Hay, sin embargo, una clara armonía entre la vida de los personajes que visitamos, merced a la fuerza creativa de Antoni Miró, y la propia del pintor. Podríamos intuir un común denominador: la libertad. Los unos para trabajar, a pesar de tropiezos y miserias, en el seno de una sociedad ansiosa por falta de referentes. El otro, el pintor, para acudir permanentemente hacia este valor, y que se insinúa inviolable dentro de su obra, marca inconfundible de su creatividad: por la voz que poderosa se alza entre las ruinas de mil silencios espasmódicos, y por la honestidad a la hora de proponer la evidencia de su universo formal y discursivo. Una suerte, también ahora, cuando decimos: «libertad es aquella facultad que aumenta la utilidad de todas las demás facultades», arguye I. Kant. Libertad como herramienta, donde la creatividad significa un instrumento a favor de una tan noble causa para la vida. Libertad como medio para resolver los conflictos que provoca tanto silencio cómplice. Los personajes conocen la herramienta, y han puesto los medios para hacer posible la fuerza de la esperanza que aún, ahora, vamos recordando en nuestra modesta reflexión.
Asimismo consideramos que nuestros personajes son, también, nuestros sabios. Aquellos que escriben con letras mayúsculas los misterios del profundo conocimiento: lengua, literatura, historia, política, danza, arte, compromiso social y cívico..., asuntos que nunca clausuran las puertas de la vida, pues la vida, o la existencia plena, se inscribe en los libros del querer universal: «toda la tierra se halla al alcance del sabio, pues la patria de un espíritu elevado es el universo», manifiesta, el también sabio, Demócrito. Y de espíritus elevados, de generosidades creativas, y de manifiestas fidelidades a la cultura propia y pujante, la galería de los personajes que nos ilustran está llena. Y es Antoni Miró quien habla por ellos; quien mirando el espejo anticipa las imágenes que señorean su sensibilidad, porque: «el orgullo de los grandes consiste en no hablar nunca de sí mismo», como afirma Voltaire. Pues el pintor, el artista generoso, toma la palabra, alza la voz, y por medio de un espejo inagotable de miradas infinitas, emite el juicio del afecto y del reconocimiento. Así. Porque atrás de las palabras viven los sueños. Sueños que ahuyentan monstruos inverosímiles. Sueños que abrazan causas justas para mermar la tragedia de los hombres. Y porque el sueño particulariza la realidad del artista. El sueño es propio, es placentero y es deseable. Siempre. El sueño ayuda a conciliar los días pasados, presentes y los que habrán de venir. Una especie de salvoconducto para hacer transitable la experiencia de vivir, y facilitar el dulce porvenir: «el sueño es independencia», comenta y asegura Gérard-Henry Bauer. Eleva la condición humana, observando los horizontes creativos. Y porque soñar es alimento de sabios, que bien rápidamente, cogiendo los cuernos de las dificultades, aprovechan el espolón para levantar las velas de la curiosidad. La travesía sigue atenta cuando el barco avanza por el esfuerzo comunal y: “deje que cada uno se entregue a la práctica de aquel oficio que conozca bien”, insinúa el viejo sabio Cicerón.
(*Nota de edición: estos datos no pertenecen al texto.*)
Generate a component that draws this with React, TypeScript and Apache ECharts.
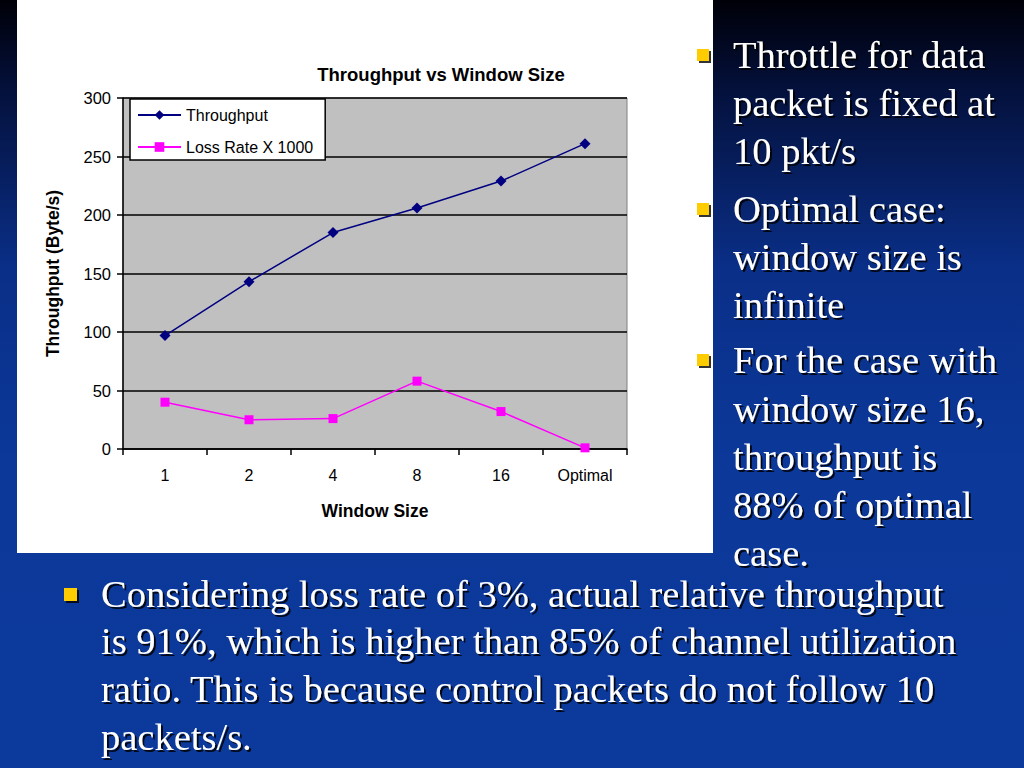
import React, { useEffect, useRef } from "react";
import * as echarts from "echarts";

const categories = ["1", "2", "4", "8", "16", "Optimal"];
const throughput = [97, 143, 185, 206, 229, 261];
const lossRateX1000 = [40, 25, 26, 58, 32, 1];
const yTicks = { min: 0, max: 300, interval: 50 };

const rightLines = [
  { t: "Throttle for data", y: 55, bullet: true },
  { t: "packet is fixed at", y: 103 },
  { t: "10 pkt/s", y: 151 },
  { t: "Optimal case:", y: 209, bullet: true },
  { t: "window size is", y: 257 },
  { t: "infinite", y: 305 },
  { t: "For the case with", y: 360, bullet: true },
  { t: "window size 16,", y: 409 },
  { t: "throughput is", y: 457 },
  { t: "88% of optimal", y: 505 },
  { t: "case.", y: 553 },
];
const bottomLines = [
  { t: "Considering loss rate of 3%, actual relative throughput", y: 594, bullet: true },
  { t: "is 91%, which is higher than 85% of channel utilization", y: 641 },
  { t: "ratio. This is because control packets do not follow 10", y: 689 },
  { t: "packets/s.", y: 737 },
];

const SERIF = "Liberation Serif";
const SANS = "Liberation Sans";

function textEl(t: string, x: number, y: number) {
  return {
    type: "text",
    x,
    y,
    z: 10,
    style: {
      text: t,
      font: `38.5px "${SERIF}"`,
      fill: "#ffffff",
      align: "left",
      verticalAlign: "middle",
      textShadowColor: "rgba(0,0,0,0.85)",
      textShadowOffsetX: 2,
      textShadowOffsetY: 2,
      textShadowBlur: 1,
    },
  };
}

function bulletEl(x: number, y: number, s: number) {
  return {
    type: "rect",
    z: 10,
    shape: { x, y, width: s, height: s },
    style: {
      fill: "#ffcc00",
      shadowColor: "rgba(0,0,0,0.8)",
      shadowOffsetX: 2,
      shadowOffsetY: 2,
      shadowBlur: 1,
    },
  };
}

export default function App() {
  const ref = useRef<HTMLDivElement>(null);
  useEffect(() => {
    if (!ref.current) return;
    const chart = echarts.init(ref.current, undefined, { renderer: "svg" });
    const graphics: any[] = [
      {
        type: "rect",
        z: -10,
        silent: true,
        shape: { x: 0, y: 0, width: 1024, height: 768 },
        style: {
          fill: new echarts.graphic.LinearGradient(0, 0, 0, 1, [
            { offset: 0, color: "#000008" },
            { offset: 0.12, color: "#04113d" },
            { offset: 0.35, color: "#0a2f88" },
            { offset: 0.6, color: "#0b3899" },
            { offset: 1, color: "#0c3a9c" },
          ]),
        },
      },
      {
        type: "rect",
        z: -9,
        silent: true,
        shape: { x: 17, y: 0, width: 696, height: 553 },
        style: { fill: "#ffffff" },
      },
    ];
    rightLines.forEach((l) => {
      graphics.push(textEl(l.t, 733, l.y));
      if (l.bullet) graphics.push(bulletEl(697, l.y - 6, 12));
    });
    bottomLines.forEach((l) => {
      graphics.push(textEl(l.t, 101, l.y));
      if (l.bullet) graphics.push(bulletEl(64, l.y - 6, 13));
    });

    chart.setOption({
      animation: false,
      graphic: graphics,
      title: {
        text: "Throughput vs Window Size",
        left: 441,
        top: 65,
        textAlign: "center",
        padding: 0,
        textStyle: { fontFamily: SANS, fontSize: 18.5, fontWeight: "bold", color: "#000" },
      },
      legend: {
        orient: "vertical",
        left: 130,
        top: 99,
        padding: [8, 12, 5, 7],
        itemWidth: 43,
        itemHeight: 12,
        itemGap: 16,
        backgroundColor: "#ffffff",
        borderColor: "#000000",
        borderWidth: 1.5,
        borderRadius: 0,
        textStyle: { fontFamily: SANS, fontSize: 16, color: "#000" },
        data: ["Throughput", "Loss Rate X 1000"],
      },
      grid: {
        left: 123,
        top: 98,
        width: 504,
        height: 351,
        show: true,
        backgroundColor: "#c0c0c0",
        borderColor: "#808080",
        borderWidth: 1,
      },
      xAxis: {
        type: "category",
        data: categories,
        boundaryGap: true,
        name: "Window Size",
        nameLocation: "middle",
        nameGap: 53,
        nameTextStyle: { fontFamily: SANS, fontSize: 17.5, fontWeight: "bold", color: "#000" },
        axisLine: { lineStyle: { color: "#000", width: 1.5 } },
        axisTick: { show: true, length: 6, lineStyle: { color: "#000", width: 1.5 } },
        axisLabel: { fontFamily: SANS, fontSize: 16, color: "#000", margin: 18 },
      },
      yAxis: {
        type: "value",
        min: yTicks.min,
        max: yTicks.max,
        interval: yTicks.interval,
        name: "Throughput (Byte/s)",
        nameLocation: "middle",
        nameGap: 61,
        nameTextStyle: { fontFamily: SANS, fontSize: 17.5, fontWeight: "bold", color: "#000" },
        axisLine: { show: true, lineStyle: { color: "#000", width: 1.5 } },
        axisTick: { show: true, length: 6, lineStyle: { color: "#000", width: 1.5 } },
        axisLabel: { fontFamily: SANS, fontSize: 16.5, color: "#000", margin: 12 },
        splitLine: { show: true, lineStyle: { color: "#000", width: 1.5 } },
      },
      series: [
        {
          name: "Throughput",
          type: "line",
          data: throughput,
          symbol: "diamond",
          symbolSize: 11,
          lineStyle: { color: "#000080", width: 1.5 },
          itemStyle: { color: "#000080" },
        },
        {
          name: "Loss Rate X 1000",
          type: "line",
          data: lossRateX1000,
          symbol: "rect",
          symbolSize: 9,
          lineStyle: { color: "#ff00ff", width: 1.5 },
          itemStyle: { color: "#ff00ff" },
        },
      ],
    });
    return () => chart.dispose();
  }, []);
  return (
    <div
      ref={ref}
      style={{ position: "absolute", left: 0, top: 0, width: 1024, height: 768 }}
    />
  );
}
¿Y, para qué todo? Pues para poblar los frágiles puentes que garanticen un paso seguro, o casi, y para conducir los pasos que inevitablemente tenemos que hacer. Y el artista lo sabe bien. Ocupar puentes es, también, escuchar las voces que hablan de lealtad a los principios, con firmeza y probidad. E integrar las voces es construir imágenes, retratos si queremos, que identifiquen el orgullo y la pertenencia. O simplemente un fragmento de vida: «vivir es nacer a cada instante», proclama Erich Fromm. Antoni Miró empuja la rueda de la admiración y nos traslada la voluntad de su corpus admirativo, para hacerla bien nuestra.